De kerkvader Augustinus heeft daarover geschreven:

 

'Ik schreeuw het uit, zo bonst mijn hart.'
Dikwijls kan men opmerken dat vrome mensen hun verlangens uiten onder verzuchtingen, en als men zoekt naar de reden,
dan
is het tevergeefs (...) Wie kan tenslotte de reden begrijpen dan alleen Hij, voor wiens ogen en oren het hart bonst? (...)
'Voor U ligt al mijn verlangen.'
Het ligt niet open voor de mensen die niet tot in het hart kunnen zien, maar 'voor U ligt al mijn verlangen'. Laat uw verlangen openliggen voor Hem; en de Vader die in het verborgene ziet zal het u vergelden.
Want uw verlangen dat is uw gebed; voordurend verlangen:voortdurend gebed.

 

Zoals we gezongen hebben: Een mens te zijn op aarde in deze wereldtijd, dat is de dood aanvaarden, de vrede en de strijd, de dagen en de nachten, de honger en de dorst, de vragen en de angsten, de kommer en de koorts.

Mij dorst! Er komt een antwoord op die kreet. Een eenvoudig gebaar, maar het is niet niks, de spons met zure wijn die hem naar de mond gebracht wordt op een hysopstengel. Met de hysop worden ook de deurposten bestreken in het Exodusverhaal, zodat de engel van de dood voorbij gaat. Geen groter troost dan wanneer een mens in zijn diepste nood, zijn diepste verlangen verstaan wordt. Eén druppel water! Ben je er werkelijk voor mij?

Ja, zegt de evangelist en grijpt de hysop uit het medicijnkastje van het Exodusverhaal: de dood heeft niet het laatste woord.

En als hem dan te drinken gegeven is, dan kan hij sterven.

De beker heeft Hij gedronken, Hij is ons trouw gebleven tot het einde.

Hij kan sterven met de woorden: ‘Het is volbracht’, omdat Hij aan God en de mensen heeft vastgehouden.

 

Zie op deze mens die onze dorst gedeeld heeft.

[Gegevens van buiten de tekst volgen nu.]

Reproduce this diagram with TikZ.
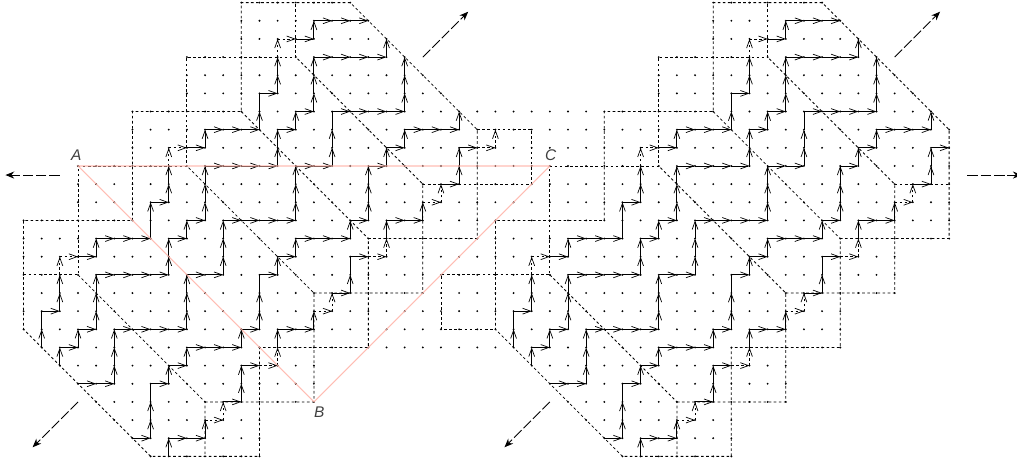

Geloven is de stem van de dorst in je leven niet te smoren. Het is wachten, waken en bidden. Soms is het tegen de feiten in daden van hoop blijven stellen. Niet wijken, niet vluchten, geen genoegen nemen met minder dan waar je naar verlangt. Iemand zei: ‘'De hele gelovige traditie is gecomponeerd in de toonaard van het verlangen. Ze geeft geen causale verbanden, geen empirisch vastgestelde oorzaken. De gelovige traditie roept op tot het visioen, is een en al reikhalzen naar dat vergezicht, naar de Gezalfde, het Rijk Gods, de wederkomst, godsvrede, liefde in en boven ons uit.'  ‘Kan God zijn gena vergeten?’ - Kunnen deze beenderen herleven? - die vraag stellen houdt de toekomst open.